Research Project: Improving Agroecosystem Services by Measuring, Modeling, and Assessing Conservation Practices

Location: Hydrology and Remote Sensing Laboratory

Title: Detection of Colorado potato beetle damage using remote sensing from small unmanned aircraft systems

Author
item Hunt, Earle - Ray
item Rondon, S.i. - Oregon State University

Submitted to: Journal of Applied Remote Sensing (JARS)
Publication Type: Peer Reviewed Journal
Publication Acceptance Date: 3/27/2017
Publication Date: 5/2/2017
Citation: Hunt Jr, E.R., Rondon, S. 2017. Detection of potato beetle damage using remote sensing from small unmanned aircraft systems. Journal of Applied Remote Sensing. 11:16729.

Interpretive Summary: Colorado potato beetles (CPB) are one of the most destructive pests for potato crops, and these beetles quickly develop resistance to pesticides which increase the likelihood of potato crop failure. Integrated Pest Management seeks to reduce pesticide use by considering the whole agro-ecosystem and using other control methods to maintain low numbers of CPB. More control options are available when CPB infestations are detected early, which requires remote sensing data with very small pixel sizes. A multi-rotor drone with a small multispectral sensor collected images over experimental plots at Oregon State University’s Hermiston Agricultural Research and Extension Center. The drone’s flight altitude was 30 m and 60 m above ground level, so pixel sizes were 15 and 30 mm. On 23 June 2014, no CPB damage was apparent in the plant canopy, and on the next day, CPB damage was clearly visible. Plots were ranked visually from the least to the most damaged. We compared different methods for estimating area damaged with the numbers of CPB adults and larvae. The normalized difference vegetation index (NDVI) averaged over each plot was not related to the CPB damage ranking. Furthermore, the number of pixels in each plot with NDVI below a threshold of 0.8 was not related to the visual ranking of damage. Two new methods, object-based image analysis and estimation plant height, were tested and both successfully detected the amount of damage. However, more work on these methods is required in order to automate detection, so that large areas of drone imagery may be rapidly processed for integrated pest management.

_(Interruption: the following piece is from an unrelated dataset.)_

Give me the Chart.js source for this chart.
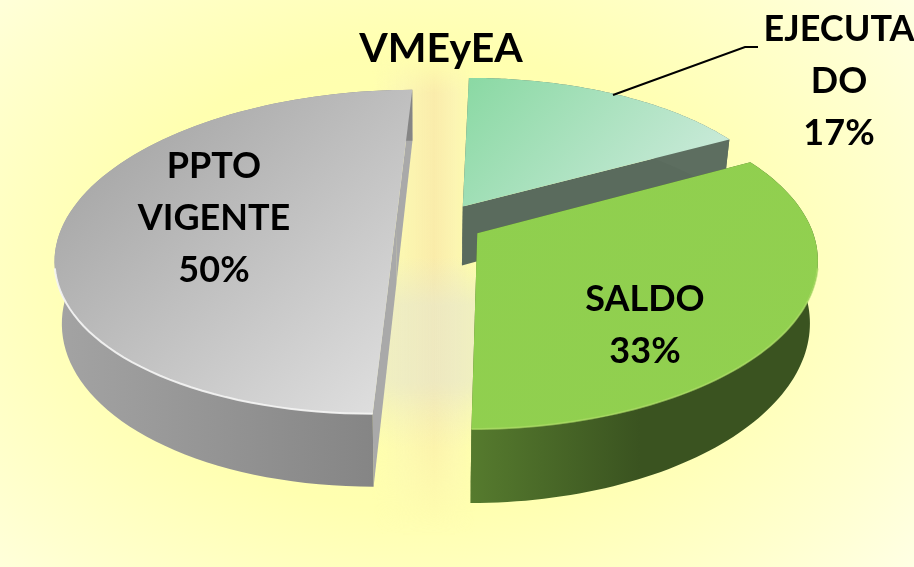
<!DOCTYPE html>
<html>
<head>
<meta charset="utf-8">
<script src="https://cdn.jsdelivr.net/npm/chart.js@4"></script>
<style>
html, body { margin: 0; padding: 0; width: 914px; height: 567px; overflow: hidden; }
body {
  background: radial-gradient(ellipse 560px 420px at 420px 280px, #ffffa8 0%, #ffffb0 55%, #ffffcf 90%, #ffffea 118%);
}
#mark {
  position: absolute; left: 372px; top: 55px; width: 104px; height: 480px;
  background:
    linear-gradient(180deg, rgba(230,230,205,0) 42%, rgba(230,230,205,.6) 52%, rgba(230,230,205,.6) 68%, rgba(230,230,205,0) 82%),
    linear-gradient(90deg, rgba(248,235,175,0) 0, rgba(248,238,185,.5) 30%, rgba(248,228,170,.7) 60%, rgba(248,235,185,.5) 80%, rgba(248,235,175,0) 100%);
  -webkit-mask-image: linear-gradient(180deg, transparent 0, #000 8%, #000 70%, transparent 100%);
  mask-image: linear-gradient(180deg, transparent 0, #000 8%, #000 70%, transparent 100%);
}
#chartBox { position: absolute; left: 0; top: 0; width: 914px; height: 567px; }
</style>
</head>
<body>
<div id="mark"></div>
<div id="chartBox"><canvas id="myChart" width="914" height="567"></canvas></div>
<script>
'use strict';

let categories = ['EJECUTADO', 'SALDO', 'PPTO VIGENTE'];
let percentValues = [17, 33, 50];
let labelLines = [['EJECUTA', 'DO'], ['SALDO'], ['PPTO', 'VIGENTE']];
let chartTitle = 'VMEyEA';

// screen layout of the tilted pie
let radiusPx = 332;
let stretchV = 1.015;
let horizonY = -660;
let vanishX = 504;
let centerX = 441;
let groundH = 883;
let tilt = 0.175;
let depth = 60;
let sliceOffsets = [33, 34, 36];
let labelSpots = [[839, 41], [645, 311], [214, 178]];

let faceColors = [['#8bd9a4', '#c6e9d6'], ['#8fcf4e', '#92d050'], ['#a6a6a6', '#dedede']];
let faceBoxes = [[470, 80, 640, 230], [480, 170, 800, 420], [130, 110, 390, 400]];
let wallColors = [['#5d6e60', '#5d6e60'], ['#567b2e', '#3a5320'], ['#a3a3a3', '#858585']];
let wallSpans = [[460, 730], [470, 640], [60, 375]];
let cutColors = ['#5a6b5d', '#4c6b28', '#a9a9a9'];
let rimColors = ['rgba(0,0,0,0)', 'rgba(170,220,100,.7)', 'rgba(245,245,245,.9)'];

function project(arc, radius, angle, low) {
    let scale = radiusPx / arc.outerRadius;
    let mid = (arc.startAngle + arc.endAngle) / 2 + Math.PI / 2;
    let th = angle + Math.PI / 2;
    let off = arc.options.offset * scale;
    let u = off * Math.sin(mid) + radius * scale * Math.sin(th);
    let v = (off * Math.cos(mid) + radius * scale * Math.cos(th)) * stretchV;
    let w = 1 + tilt * v / radiusPx;
    let x = vanishX + (centerX + u - vanishX) / w;
    let y = horizonY + groundH / w;
    if (low) {
        x = 420 + (x - 420) * 0.98;
        y += depth / w;
    }
    return [x, y];
}

function arcPoints(arc, low) {
    let pts = [];
    let steps = 90;
    for (let i = 0; i <= steps; i++) {
        let a = arc.startAngle + (arc.endAngle - arc.startAngle) * i / steps;
        pts.push(project(arc, arc.outerRadius, a, low));
    }
    return pts;
}

function fillPoly(ctx, pts, style) {
    ctx.beginPath();
    pts.forEach(function (p, i) {
        if (i === 0) ctx.moveTo(p[0], p[1]);
        else ctx.lineTo(p[0], p[1]);
    });
    ctx.closePath();
    ctx.fillStyle = style;
    ctx.fill();
}

function drawSlice(ctx, arc, i) {
    let top = arcPoints(arc, false);
    let bottom = arcPoints(arc, true);
    let apexTop = project(arc, 0, arc.startAngle, false);
    let apexLow = project(arc, 0, arc.startAngle, true);

    // cut faces
    fillPoly(ctx, [apexTop, top[0], bottom[0], apexLow], cutColors[i]);
    fillPoly(ctx, [apexTop, top[top.length - 1], bottom[bottom.length - 1], apexLow], cutColors[i]);

    // outer wall
    let wall = ctx.createLinearGradient(wallSpans[i][0], 0, wallSpans[i][1], 0);
    wall.addColorStop(0, wallColors[i][0]);
    wall.addColorStop(1, wallColors[i][1]);
    fillPoly(ctx, top.concat(bottom.slice().reverse()), wall);

    // top face
    let box = faceBoxes[i];
    let face = ctx.createLinearGradient(box[0], box[1], box[2], box[3]);
    face.addColorStop(0, faceColors[i][0]);
    face.addColorStop(1, faceColors[i][1]);
    fillPoly(ctx, [apexTop].concat(top), face);

    // bevel along the front of the rim only
    let front = top.filter(function (p) { return p[1] > 265; });
    if (front.length > 1) {
        ctx.beginPath();
        front.forEach(function (p, n) {
            if (n === 0) ctx.moveTo(p[0], p[1]);
            else ctx.lineTo(p[0], p[1]);
        });
        ctx.strokeStyle = rimColors[i];
        ctx.lineWidth = 2;
        ctx.stroke();
    }
}

let pie3d = {
    id: 'pie3d',
    beforeDatasetsDraw: function (chart) {
        let ctx = chart.ctx;
        let arcs = chart.getDatasetMeta(0).data;
        ctx.save();
        [0, 2, 1].forEach(function (i) {
            drawSlice(ctx, arcs[i], i);
        });
        ctx.restore();
        return false;
    },
    afterDraw: function (chart) {
        let ctx = chart.ctx;
        ctx.save();
        ctx.fillStyle = '#000';
        ctx.textAlign = 'center';
        ctx.textBaseline = 'alphabetic';

        ctx.font = 'bold 41px Lato';
        ctx.fillText(chartTitle, 441, 62);

        ctx.font = 'bold 36px Lato';
        labelLines.forEach(function (lines, i) {
            let rows = lines.concat([percentValues[i] + '%']);
            rows.forEach(function (row, r) {
                ctx.fillText(row, labelSpots[i][0], labelSpots[i][1] + r * 52);
            });
        });

        // leader line for the EJECUTADO label
        ctx.strokeStyle = '#000';
        ctx.lineWidth = 2;
        ctx.beginPath();
        ctx.moveTo(613, 95);
        ctx.lineTo(745, 47);
        ctx.lineTo(758, 47);
        ctx.stroke();
        ctx.restore();
    }
};

let ctx = document.getElementById('myChart').getContext('2d');
let myChart = new Chart(ctx, {
    type: 'pie',
    data: {
        labels: categories,
        datasets: [{
            data: percentValues,
            backgroundColor: faceColors.map(function (c) { return c[1]; }),
            borderWidth: 0,
            offset: sliceOffsets
        }]
    },
    options: {
        responsive: false,
        animation: false,
        rotation: 0,
        plugins: {
            legend: { display: false },
            tooltip: { enabled: false }
        }
    },
    plugins: [pie3d]
});
</script>
</body>
</html>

Technical Abstract: Colorado potato beetle (CPB) adults and larvae devour leaves of potato and other vegetables, and have developed resistance to most pesticides. Integrated pest management is a collection of control methods, including pesticides, with the aim of limiting insect damage to an acceptable level. With early detection of CPB damage, more options are available for precision integrated pest management, which reduces the amount of pesticides applied in a field. Remote sensing with small unmanned aircraft systems (sUAS) has potential for CPB detection because low flight altitudes allow image acquisition at very high spatial resolution. An experiment was conducted at the Hermiston Agricultural Research and Extension Center in potato with 4 levels of CPB in a randomized block design. A six-rotor UAS was flown at altitudes of 60 m and 30 m a multispectral sensor and up-looking incident light sensor. After just one day, plant damage was visible, but not correlated with the total number of beetles per plot. Plot-mean NDVI and plot area classified with a threshold NDVI = 0.8 were not correlated with visible CPB damage. Therefore, traditional methods for using satellite data would not detect CPB damage until later in the growing season. However, plot area of CPB damage from object-based image analysis was highly correlated. Furthermore, plant height calculated using structure-from-motion point clouds was also correlated with CPB damage, but this method required extensive operator intervention for success. Object-based image analysis has potential for early detection based on high resolution sUAS remote sensing.